The rules limit retention of license plate data to 90 days and prohibit its use for enforcing simple traffic violations. The law also requires agencies using these systems to have a written policy that addresses, among other things, training, oversight and “annual or more frequent auditing.”

But the regulations don’t require anyone to oversee whether agencies follow their own rules.

And North Carolina law enforcement agencies aren’t always forthcoming about how they abide by those rules.

The Raleigh Police Department, for example, has provided no evidence that an annual audit of its ALPR system has been completed.

New Jersey, by contrast, issues a report publicly through its attorney general’s office on which law enforcement agencies completed audits and which saw violations and complaints.

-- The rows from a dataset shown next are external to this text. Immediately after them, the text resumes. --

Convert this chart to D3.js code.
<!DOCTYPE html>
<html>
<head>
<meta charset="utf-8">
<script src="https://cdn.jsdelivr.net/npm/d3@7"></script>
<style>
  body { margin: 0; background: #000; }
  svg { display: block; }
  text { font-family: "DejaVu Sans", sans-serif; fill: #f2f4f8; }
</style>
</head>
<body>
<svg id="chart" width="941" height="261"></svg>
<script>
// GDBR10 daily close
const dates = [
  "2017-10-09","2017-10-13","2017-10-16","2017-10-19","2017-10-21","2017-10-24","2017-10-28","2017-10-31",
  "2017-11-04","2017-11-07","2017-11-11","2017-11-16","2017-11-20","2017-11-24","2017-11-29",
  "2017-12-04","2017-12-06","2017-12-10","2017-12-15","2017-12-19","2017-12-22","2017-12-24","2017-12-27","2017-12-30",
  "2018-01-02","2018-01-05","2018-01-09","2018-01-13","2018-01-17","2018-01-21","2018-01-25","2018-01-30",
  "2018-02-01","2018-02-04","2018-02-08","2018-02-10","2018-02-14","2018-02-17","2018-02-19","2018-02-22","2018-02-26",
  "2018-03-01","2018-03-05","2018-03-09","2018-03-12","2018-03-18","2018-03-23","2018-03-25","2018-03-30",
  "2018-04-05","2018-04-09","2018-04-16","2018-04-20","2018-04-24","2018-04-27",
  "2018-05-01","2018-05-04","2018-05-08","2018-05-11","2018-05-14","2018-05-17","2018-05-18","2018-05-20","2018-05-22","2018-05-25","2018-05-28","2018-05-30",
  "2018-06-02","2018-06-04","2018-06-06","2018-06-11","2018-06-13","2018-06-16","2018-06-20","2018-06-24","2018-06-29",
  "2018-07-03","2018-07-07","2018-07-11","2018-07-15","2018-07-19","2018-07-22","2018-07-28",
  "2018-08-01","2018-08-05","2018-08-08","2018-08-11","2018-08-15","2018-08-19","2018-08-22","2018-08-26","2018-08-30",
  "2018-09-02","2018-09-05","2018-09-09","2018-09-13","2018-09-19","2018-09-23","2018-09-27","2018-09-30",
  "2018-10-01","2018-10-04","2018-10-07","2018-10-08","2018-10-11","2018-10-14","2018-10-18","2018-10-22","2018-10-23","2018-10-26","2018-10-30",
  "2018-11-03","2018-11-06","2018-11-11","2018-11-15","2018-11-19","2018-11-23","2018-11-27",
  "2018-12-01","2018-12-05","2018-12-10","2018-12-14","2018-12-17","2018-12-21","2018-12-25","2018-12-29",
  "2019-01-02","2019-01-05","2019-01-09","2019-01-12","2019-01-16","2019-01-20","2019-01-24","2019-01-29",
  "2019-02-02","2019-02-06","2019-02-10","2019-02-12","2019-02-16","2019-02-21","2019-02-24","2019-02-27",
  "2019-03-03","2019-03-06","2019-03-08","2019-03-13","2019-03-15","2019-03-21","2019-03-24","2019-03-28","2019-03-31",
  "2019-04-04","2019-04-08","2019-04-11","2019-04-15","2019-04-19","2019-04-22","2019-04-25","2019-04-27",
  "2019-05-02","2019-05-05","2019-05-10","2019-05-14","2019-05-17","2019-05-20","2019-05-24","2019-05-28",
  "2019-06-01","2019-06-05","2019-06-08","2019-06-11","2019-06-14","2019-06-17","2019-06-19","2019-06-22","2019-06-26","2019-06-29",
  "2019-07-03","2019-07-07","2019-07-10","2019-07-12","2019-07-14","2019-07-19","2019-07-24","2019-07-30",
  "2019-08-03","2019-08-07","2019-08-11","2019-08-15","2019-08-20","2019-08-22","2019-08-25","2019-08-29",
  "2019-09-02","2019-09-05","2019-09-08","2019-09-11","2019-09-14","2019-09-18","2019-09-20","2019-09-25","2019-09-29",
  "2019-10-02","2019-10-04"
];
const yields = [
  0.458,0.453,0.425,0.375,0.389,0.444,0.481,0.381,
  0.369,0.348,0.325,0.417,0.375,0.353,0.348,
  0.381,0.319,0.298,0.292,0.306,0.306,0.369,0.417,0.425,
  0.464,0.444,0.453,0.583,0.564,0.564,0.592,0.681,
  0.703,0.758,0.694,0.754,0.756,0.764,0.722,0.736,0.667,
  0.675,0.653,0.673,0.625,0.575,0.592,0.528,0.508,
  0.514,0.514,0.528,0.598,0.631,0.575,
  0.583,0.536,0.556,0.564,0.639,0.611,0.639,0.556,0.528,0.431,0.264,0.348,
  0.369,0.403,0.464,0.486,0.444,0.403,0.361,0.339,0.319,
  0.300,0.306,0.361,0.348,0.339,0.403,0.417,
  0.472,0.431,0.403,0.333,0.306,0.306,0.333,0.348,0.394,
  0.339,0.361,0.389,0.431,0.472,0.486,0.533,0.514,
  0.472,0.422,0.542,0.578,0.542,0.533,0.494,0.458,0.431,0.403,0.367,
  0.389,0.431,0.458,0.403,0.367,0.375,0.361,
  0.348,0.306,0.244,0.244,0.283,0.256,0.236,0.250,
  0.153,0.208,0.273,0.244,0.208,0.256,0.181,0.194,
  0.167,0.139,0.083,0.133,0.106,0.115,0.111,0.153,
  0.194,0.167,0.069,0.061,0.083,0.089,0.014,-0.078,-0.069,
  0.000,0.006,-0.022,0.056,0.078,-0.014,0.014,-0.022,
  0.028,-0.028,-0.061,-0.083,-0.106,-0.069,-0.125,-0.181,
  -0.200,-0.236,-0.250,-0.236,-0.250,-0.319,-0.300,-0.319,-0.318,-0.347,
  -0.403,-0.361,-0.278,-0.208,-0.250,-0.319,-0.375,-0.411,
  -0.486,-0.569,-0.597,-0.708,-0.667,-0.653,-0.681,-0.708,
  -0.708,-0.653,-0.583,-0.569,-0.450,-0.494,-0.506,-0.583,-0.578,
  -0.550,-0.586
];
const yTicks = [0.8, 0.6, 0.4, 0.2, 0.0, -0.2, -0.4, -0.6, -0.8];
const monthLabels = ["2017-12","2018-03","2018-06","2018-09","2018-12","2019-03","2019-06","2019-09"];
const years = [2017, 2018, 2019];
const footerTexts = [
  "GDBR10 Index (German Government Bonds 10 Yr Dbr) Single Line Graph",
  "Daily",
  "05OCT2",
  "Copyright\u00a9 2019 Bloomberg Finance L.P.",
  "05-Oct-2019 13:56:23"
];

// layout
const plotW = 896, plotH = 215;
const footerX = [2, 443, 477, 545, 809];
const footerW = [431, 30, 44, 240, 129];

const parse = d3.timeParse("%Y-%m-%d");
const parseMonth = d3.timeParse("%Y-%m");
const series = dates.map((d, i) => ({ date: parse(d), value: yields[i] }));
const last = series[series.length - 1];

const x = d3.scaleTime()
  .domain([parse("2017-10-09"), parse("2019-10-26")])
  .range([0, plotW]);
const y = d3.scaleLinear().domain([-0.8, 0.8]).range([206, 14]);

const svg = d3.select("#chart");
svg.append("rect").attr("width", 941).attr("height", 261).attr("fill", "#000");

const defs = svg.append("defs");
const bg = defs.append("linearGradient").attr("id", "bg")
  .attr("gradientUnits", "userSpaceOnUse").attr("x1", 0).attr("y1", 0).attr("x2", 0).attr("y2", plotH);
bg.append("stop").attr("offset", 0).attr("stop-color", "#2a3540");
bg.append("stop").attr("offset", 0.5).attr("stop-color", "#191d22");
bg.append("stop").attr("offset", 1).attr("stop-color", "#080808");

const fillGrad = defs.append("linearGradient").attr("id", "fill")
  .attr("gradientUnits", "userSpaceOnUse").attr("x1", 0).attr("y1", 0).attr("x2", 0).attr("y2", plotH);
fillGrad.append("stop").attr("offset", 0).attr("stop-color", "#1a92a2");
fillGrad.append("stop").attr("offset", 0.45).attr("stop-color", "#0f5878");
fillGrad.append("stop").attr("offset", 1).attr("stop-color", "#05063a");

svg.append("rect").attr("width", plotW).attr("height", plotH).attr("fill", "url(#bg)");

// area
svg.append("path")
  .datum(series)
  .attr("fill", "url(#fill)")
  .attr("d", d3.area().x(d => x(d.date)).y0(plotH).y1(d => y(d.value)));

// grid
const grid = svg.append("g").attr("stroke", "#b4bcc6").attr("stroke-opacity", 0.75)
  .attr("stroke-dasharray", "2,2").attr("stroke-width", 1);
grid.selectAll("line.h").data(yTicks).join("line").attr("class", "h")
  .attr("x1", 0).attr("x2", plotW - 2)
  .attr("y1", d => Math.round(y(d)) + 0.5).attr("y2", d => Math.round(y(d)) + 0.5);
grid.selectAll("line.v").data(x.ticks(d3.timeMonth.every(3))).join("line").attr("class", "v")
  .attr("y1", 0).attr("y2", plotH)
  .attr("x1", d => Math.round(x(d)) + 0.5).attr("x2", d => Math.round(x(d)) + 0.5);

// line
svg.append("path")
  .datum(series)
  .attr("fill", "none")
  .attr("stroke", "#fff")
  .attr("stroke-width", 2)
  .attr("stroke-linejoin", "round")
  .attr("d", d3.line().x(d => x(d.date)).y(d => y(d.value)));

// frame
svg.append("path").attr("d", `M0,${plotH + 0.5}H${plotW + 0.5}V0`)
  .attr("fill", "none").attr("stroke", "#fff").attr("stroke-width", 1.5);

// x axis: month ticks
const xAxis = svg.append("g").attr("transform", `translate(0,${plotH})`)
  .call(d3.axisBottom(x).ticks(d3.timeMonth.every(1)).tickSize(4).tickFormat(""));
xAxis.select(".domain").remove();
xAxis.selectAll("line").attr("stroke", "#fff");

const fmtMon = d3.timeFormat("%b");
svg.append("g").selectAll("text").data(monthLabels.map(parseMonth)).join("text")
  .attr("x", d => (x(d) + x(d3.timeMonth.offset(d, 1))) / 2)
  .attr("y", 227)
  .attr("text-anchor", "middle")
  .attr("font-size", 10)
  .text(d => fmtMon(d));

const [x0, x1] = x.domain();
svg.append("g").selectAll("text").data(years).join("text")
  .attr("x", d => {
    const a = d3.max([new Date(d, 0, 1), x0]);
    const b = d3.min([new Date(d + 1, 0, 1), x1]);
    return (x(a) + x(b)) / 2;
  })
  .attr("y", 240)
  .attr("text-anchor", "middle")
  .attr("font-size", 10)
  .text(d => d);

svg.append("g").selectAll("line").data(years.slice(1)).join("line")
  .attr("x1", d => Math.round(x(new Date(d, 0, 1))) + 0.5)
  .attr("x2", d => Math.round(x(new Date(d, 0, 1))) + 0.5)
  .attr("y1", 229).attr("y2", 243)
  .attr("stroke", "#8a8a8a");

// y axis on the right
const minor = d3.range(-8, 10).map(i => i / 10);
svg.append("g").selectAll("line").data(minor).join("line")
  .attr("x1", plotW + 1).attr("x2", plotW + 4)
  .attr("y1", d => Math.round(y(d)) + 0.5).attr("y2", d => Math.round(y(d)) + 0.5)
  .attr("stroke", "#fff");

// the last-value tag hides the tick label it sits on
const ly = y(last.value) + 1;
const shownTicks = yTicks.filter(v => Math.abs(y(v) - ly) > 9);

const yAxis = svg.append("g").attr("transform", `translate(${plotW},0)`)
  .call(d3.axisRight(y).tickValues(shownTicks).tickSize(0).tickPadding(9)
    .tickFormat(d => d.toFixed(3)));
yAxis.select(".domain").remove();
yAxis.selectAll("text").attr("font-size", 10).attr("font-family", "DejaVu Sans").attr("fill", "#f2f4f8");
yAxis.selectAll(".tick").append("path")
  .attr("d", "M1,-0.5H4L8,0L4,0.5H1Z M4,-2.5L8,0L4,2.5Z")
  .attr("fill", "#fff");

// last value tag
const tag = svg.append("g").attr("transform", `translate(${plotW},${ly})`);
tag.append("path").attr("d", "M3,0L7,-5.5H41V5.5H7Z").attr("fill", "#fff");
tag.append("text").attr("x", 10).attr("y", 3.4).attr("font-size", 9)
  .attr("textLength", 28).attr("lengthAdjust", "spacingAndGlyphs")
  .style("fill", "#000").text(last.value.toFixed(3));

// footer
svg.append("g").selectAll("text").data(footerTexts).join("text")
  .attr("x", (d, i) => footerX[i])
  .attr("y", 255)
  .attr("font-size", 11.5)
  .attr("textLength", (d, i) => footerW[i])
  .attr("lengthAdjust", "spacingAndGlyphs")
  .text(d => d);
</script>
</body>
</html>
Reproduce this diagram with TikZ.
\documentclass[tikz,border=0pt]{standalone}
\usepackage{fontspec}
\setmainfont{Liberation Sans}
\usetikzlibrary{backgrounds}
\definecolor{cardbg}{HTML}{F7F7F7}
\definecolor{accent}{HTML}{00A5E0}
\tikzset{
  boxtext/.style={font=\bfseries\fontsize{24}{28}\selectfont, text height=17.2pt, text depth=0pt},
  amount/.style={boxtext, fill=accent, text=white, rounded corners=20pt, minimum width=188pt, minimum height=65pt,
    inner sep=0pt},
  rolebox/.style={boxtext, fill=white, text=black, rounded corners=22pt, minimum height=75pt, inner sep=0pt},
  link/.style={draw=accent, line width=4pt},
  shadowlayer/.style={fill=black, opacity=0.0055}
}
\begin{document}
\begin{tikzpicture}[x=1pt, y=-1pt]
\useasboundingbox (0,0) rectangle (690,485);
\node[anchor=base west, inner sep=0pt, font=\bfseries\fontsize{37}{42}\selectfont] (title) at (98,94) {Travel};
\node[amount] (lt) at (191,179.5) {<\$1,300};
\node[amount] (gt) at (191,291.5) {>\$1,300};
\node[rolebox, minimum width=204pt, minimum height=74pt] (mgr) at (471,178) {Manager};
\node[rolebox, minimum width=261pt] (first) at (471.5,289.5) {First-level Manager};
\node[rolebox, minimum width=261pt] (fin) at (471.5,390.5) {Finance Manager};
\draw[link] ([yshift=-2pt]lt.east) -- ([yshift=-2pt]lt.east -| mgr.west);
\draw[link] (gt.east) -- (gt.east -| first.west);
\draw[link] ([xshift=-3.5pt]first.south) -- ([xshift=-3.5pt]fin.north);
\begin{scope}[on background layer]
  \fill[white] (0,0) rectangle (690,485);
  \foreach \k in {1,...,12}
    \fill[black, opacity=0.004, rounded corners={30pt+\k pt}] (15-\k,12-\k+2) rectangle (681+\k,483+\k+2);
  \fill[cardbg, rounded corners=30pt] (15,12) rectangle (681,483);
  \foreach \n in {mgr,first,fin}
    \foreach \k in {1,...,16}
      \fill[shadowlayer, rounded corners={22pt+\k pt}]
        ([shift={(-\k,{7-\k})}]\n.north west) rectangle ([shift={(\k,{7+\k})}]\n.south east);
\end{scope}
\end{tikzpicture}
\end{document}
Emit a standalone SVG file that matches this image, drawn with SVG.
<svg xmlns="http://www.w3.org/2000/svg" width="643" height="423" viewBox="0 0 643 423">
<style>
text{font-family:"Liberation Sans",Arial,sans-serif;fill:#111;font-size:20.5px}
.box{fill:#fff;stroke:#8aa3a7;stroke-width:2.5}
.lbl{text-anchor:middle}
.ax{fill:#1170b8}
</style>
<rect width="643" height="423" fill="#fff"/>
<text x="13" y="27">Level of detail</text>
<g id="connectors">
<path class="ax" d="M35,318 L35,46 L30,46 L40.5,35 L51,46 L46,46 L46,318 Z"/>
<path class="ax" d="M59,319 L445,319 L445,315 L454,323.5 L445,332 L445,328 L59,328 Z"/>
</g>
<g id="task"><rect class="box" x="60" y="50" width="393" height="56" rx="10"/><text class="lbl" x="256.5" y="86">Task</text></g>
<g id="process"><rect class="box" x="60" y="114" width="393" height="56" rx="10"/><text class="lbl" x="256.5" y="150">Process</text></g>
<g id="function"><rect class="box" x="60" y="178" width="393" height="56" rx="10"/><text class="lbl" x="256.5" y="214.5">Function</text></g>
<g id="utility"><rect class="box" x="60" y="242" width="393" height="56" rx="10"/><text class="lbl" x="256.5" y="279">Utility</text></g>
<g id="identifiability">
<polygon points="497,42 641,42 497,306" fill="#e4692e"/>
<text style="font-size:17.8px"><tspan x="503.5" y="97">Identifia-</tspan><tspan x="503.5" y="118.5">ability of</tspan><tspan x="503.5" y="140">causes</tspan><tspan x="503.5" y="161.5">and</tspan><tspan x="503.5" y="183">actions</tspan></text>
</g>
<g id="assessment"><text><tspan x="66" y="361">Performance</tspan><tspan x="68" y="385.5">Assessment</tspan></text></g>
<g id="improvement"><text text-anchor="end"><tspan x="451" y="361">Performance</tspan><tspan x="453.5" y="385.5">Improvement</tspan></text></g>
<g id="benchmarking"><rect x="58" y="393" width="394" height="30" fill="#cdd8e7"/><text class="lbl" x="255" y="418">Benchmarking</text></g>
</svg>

The limit on how long North Carolina agencies can keep data, meanwhile, pales in comparison to New Hampshire.

The Granite State — whose motto is “Live Free or Die — requires law enforcement to purge license plate data after 3 minutes. New Hampshire is one of only three states where Flock does not operate.

What’s next for these cameras on state highways? Unclear.

Over the last several years, lawmakers introduced bills to undo a decade-old legal interpretation that prohibited automated license plate readers from state-maintained roads and highways. Those efforts failed repeatedly over objections by Republican legislators with privacy concerns about the technology.

In early 2023, a new version of the bill drew support from law enforcement, including Raleigh Police Chief Estella Patterson and Nash County Sheriff Keith Stone, who testified to lawmakers that the devices were critical tools for fighting crime.

The legislature approved the measure in October, allowing the devices on N.C. Department of Transportation right-of-ways through a pilot program run by DOT and the State Bureau of Investigation. The SBI, either on its own or on behalf of a local law enforcement agency, would need to enter into an agreement with NCDOT on where to place the devices.

That will likely mean more ALPR cameras along 80,000 miles of North Carolina streets. But when those new cameras will start appearing — that’s hard to say.

Despite the law going into effect in January, neither agency has not provided any detail on how they’ll implement it.

“Discussions and meetings continue” about the pilot project’s implementation, SBI spokesperson Angie Grube said in early April. After The N&O checked in last week, Grube said the agency had nothing to announce.

As of Thursday, NCDOT has yet to receive any requests to install the devices, according to spokesperson Aaron Moody.